↓↓↓
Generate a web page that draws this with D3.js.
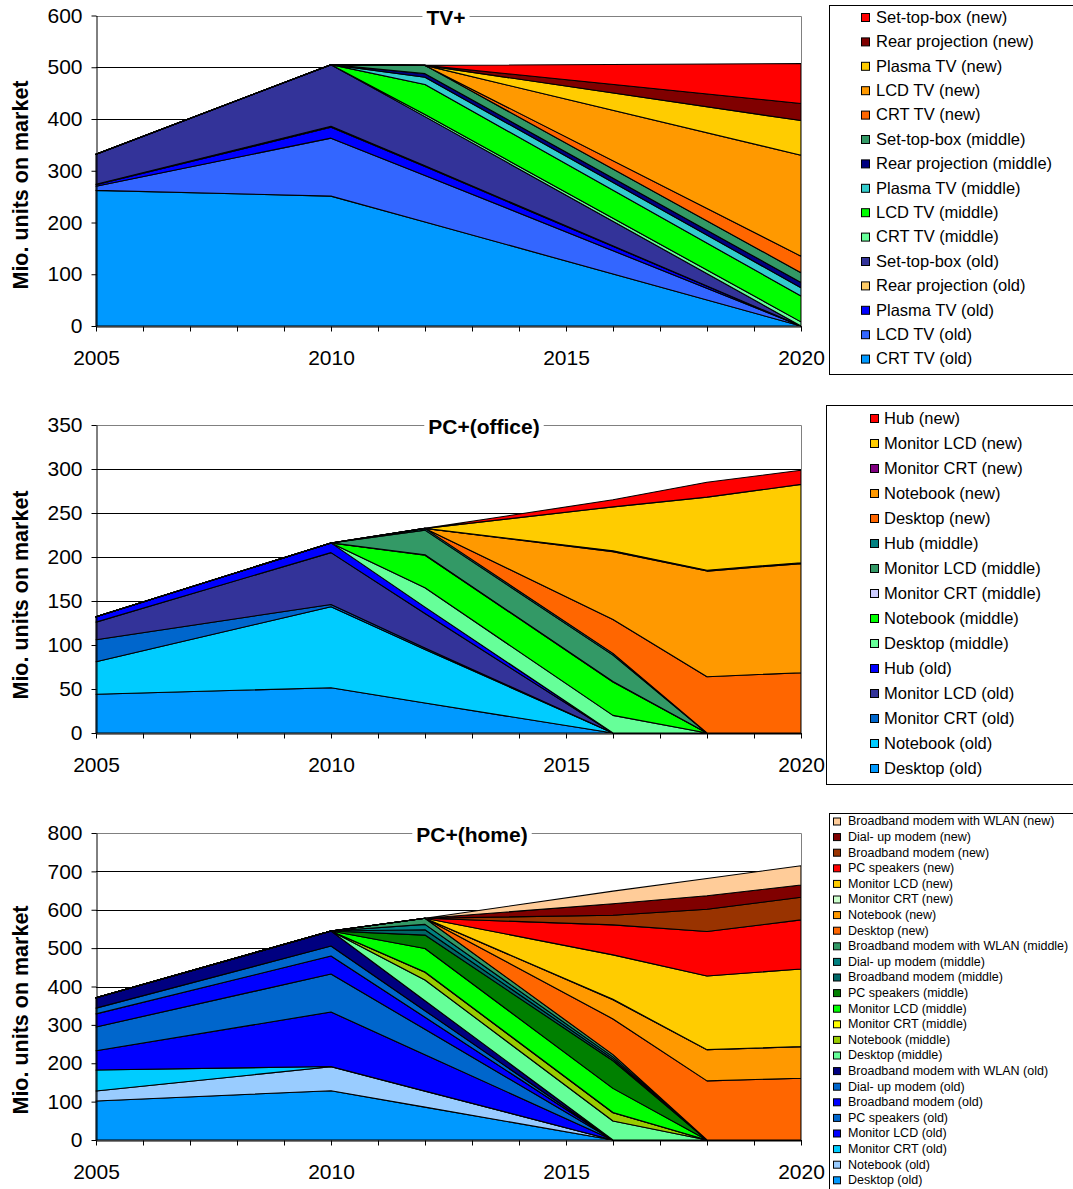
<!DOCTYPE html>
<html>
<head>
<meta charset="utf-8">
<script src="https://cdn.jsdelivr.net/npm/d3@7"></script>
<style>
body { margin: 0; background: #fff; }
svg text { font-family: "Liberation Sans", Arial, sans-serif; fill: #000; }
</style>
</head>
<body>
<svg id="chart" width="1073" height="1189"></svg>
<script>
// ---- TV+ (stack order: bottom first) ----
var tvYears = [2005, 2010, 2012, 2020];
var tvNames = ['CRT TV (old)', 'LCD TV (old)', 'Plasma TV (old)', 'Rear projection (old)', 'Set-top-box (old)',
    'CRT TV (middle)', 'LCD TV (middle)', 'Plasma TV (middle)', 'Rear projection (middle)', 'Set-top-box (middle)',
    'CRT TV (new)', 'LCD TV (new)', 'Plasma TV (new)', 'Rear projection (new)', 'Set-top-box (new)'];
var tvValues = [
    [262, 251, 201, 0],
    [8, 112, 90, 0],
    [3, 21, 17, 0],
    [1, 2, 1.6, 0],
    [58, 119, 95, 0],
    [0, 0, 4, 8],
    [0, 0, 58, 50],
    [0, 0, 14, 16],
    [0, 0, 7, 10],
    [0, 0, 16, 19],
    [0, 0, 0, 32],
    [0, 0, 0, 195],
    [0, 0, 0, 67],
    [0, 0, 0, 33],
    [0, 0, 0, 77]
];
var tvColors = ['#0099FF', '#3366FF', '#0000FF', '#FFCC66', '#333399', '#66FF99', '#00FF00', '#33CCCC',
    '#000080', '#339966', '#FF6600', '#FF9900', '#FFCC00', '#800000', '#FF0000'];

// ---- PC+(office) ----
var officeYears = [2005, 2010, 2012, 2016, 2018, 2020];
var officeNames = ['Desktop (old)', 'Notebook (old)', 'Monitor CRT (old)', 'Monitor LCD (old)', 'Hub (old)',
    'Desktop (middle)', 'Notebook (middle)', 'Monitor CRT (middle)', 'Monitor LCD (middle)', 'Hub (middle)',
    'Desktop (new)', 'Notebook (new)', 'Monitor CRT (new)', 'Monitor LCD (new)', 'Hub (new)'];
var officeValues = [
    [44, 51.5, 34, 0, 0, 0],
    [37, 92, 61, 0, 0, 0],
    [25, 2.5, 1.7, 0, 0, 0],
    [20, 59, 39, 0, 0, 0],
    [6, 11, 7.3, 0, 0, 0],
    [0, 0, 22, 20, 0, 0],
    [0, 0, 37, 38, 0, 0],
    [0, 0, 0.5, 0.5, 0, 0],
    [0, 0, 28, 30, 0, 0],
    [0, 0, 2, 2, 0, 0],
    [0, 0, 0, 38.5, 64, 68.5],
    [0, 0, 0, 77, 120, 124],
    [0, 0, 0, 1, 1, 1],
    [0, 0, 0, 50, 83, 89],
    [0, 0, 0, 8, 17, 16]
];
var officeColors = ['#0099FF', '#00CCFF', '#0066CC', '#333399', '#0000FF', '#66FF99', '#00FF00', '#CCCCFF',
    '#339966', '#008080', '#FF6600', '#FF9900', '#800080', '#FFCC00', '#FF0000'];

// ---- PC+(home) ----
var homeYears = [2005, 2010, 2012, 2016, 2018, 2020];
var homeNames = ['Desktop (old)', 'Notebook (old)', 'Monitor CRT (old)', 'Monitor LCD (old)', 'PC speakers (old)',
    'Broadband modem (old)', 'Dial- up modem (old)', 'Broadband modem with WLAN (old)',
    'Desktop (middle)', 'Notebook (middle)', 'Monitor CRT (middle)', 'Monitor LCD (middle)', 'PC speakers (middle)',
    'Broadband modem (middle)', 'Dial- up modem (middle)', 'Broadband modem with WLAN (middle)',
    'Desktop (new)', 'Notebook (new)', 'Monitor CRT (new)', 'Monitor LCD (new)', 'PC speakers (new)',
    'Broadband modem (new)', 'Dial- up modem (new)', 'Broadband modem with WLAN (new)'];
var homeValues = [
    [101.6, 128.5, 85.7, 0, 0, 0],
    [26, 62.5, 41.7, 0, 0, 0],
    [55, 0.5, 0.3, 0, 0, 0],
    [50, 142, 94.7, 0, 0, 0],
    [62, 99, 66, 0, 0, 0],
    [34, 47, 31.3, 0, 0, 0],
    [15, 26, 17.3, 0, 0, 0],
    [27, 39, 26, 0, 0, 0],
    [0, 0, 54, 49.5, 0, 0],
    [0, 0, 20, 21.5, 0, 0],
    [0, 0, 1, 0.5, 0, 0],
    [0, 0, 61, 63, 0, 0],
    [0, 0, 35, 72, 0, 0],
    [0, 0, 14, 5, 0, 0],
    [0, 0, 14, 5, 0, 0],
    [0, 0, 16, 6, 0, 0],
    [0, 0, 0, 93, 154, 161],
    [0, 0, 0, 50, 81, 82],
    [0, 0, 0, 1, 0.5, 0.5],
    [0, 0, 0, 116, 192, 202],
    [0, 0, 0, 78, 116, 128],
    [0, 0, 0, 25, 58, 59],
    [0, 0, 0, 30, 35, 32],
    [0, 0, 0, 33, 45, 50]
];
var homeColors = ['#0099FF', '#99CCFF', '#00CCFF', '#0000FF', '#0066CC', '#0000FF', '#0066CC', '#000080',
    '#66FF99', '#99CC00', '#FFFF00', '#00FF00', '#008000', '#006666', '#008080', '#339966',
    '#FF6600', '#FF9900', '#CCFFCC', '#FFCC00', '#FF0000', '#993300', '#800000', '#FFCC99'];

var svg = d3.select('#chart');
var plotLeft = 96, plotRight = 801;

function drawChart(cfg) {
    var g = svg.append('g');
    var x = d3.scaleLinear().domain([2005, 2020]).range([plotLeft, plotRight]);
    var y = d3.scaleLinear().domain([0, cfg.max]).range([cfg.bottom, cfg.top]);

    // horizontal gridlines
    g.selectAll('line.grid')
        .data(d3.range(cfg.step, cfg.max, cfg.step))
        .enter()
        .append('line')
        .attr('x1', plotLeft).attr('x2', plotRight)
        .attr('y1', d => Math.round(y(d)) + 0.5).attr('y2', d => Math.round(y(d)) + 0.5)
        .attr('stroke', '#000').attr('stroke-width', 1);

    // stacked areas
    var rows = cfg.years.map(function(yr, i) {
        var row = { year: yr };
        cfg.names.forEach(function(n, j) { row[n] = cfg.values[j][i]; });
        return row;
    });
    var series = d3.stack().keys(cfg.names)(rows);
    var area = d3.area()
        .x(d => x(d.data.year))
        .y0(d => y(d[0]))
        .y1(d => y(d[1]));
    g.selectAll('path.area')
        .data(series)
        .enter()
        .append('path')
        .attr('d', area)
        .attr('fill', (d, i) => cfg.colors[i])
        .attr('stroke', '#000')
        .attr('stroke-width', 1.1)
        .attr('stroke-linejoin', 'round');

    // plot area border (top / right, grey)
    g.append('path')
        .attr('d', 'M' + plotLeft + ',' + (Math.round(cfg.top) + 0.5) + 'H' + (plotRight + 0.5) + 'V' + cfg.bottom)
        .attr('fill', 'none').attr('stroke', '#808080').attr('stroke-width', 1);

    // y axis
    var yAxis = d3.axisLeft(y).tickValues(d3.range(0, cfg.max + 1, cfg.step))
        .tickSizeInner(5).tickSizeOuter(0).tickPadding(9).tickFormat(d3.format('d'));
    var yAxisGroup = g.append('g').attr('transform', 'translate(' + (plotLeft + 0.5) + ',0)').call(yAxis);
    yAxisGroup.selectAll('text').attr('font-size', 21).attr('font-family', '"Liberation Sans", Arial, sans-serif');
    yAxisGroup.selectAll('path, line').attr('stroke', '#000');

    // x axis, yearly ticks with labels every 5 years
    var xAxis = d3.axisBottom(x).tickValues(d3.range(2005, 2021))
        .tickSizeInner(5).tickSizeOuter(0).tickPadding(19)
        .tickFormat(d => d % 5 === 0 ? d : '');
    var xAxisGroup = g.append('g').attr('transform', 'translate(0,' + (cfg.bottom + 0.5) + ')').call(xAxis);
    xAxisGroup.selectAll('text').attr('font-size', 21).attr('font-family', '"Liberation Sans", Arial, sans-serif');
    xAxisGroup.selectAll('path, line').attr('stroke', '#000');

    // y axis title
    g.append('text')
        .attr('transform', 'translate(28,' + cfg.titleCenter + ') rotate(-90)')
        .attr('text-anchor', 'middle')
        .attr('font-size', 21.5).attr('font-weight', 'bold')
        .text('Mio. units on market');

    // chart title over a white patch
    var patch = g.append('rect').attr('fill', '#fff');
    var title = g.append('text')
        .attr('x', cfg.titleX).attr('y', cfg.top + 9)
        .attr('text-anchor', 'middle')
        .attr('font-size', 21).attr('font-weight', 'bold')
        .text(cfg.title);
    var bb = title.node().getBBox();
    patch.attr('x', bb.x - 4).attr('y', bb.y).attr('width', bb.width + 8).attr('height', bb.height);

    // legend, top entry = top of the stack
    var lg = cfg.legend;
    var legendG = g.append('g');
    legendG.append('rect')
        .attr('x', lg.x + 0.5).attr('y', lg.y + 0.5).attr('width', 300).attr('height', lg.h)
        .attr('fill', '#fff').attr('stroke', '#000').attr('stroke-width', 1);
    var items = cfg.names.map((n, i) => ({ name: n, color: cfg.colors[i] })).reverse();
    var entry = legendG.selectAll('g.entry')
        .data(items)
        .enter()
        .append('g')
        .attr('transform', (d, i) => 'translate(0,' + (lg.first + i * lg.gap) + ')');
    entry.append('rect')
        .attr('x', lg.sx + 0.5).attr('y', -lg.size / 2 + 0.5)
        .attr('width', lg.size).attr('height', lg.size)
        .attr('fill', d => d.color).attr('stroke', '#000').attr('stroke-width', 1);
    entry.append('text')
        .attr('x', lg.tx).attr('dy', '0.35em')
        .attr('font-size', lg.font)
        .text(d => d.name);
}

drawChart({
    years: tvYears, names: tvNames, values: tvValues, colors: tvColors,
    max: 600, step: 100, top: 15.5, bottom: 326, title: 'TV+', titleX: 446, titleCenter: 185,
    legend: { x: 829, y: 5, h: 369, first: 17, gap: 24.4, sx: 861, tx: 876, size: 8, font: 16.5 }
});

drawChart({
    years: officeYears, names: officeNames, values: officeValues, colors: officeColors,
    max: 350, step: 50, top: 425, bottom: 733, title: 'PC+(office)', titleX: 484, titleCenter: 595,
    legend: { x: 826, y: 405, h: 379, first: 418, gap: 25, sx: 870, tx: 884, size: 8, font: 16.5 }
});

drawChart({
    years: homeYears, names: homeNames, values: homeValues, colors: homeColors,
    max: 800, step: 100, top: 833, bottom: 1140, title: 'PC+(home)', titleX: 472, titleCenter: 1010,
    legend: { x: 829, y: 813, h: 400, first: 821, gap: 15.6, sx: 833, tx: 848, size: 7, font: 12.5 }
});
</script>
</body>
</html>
↑↑↑
▸ WHAT TO WORK ON
Search the data for the word "with" and copy each line where it appears.

▸ THE RESPONSE
Generate a web page that draws this with D3.js.
    'Broadband modem (old)', 'Dial- up modem (old)', 'Broadband modem with WLAN (old)',
    'Broadband modem (middle)', 'Dial- up modem (middle)', 'Broadband modem with WLAN (middle)',
    'Broadband modem (new)', 'Dial- up modem (new)', 'Broadband modem with WLAN (new)'];
    // x axis, yearly ticks with labels every 5 years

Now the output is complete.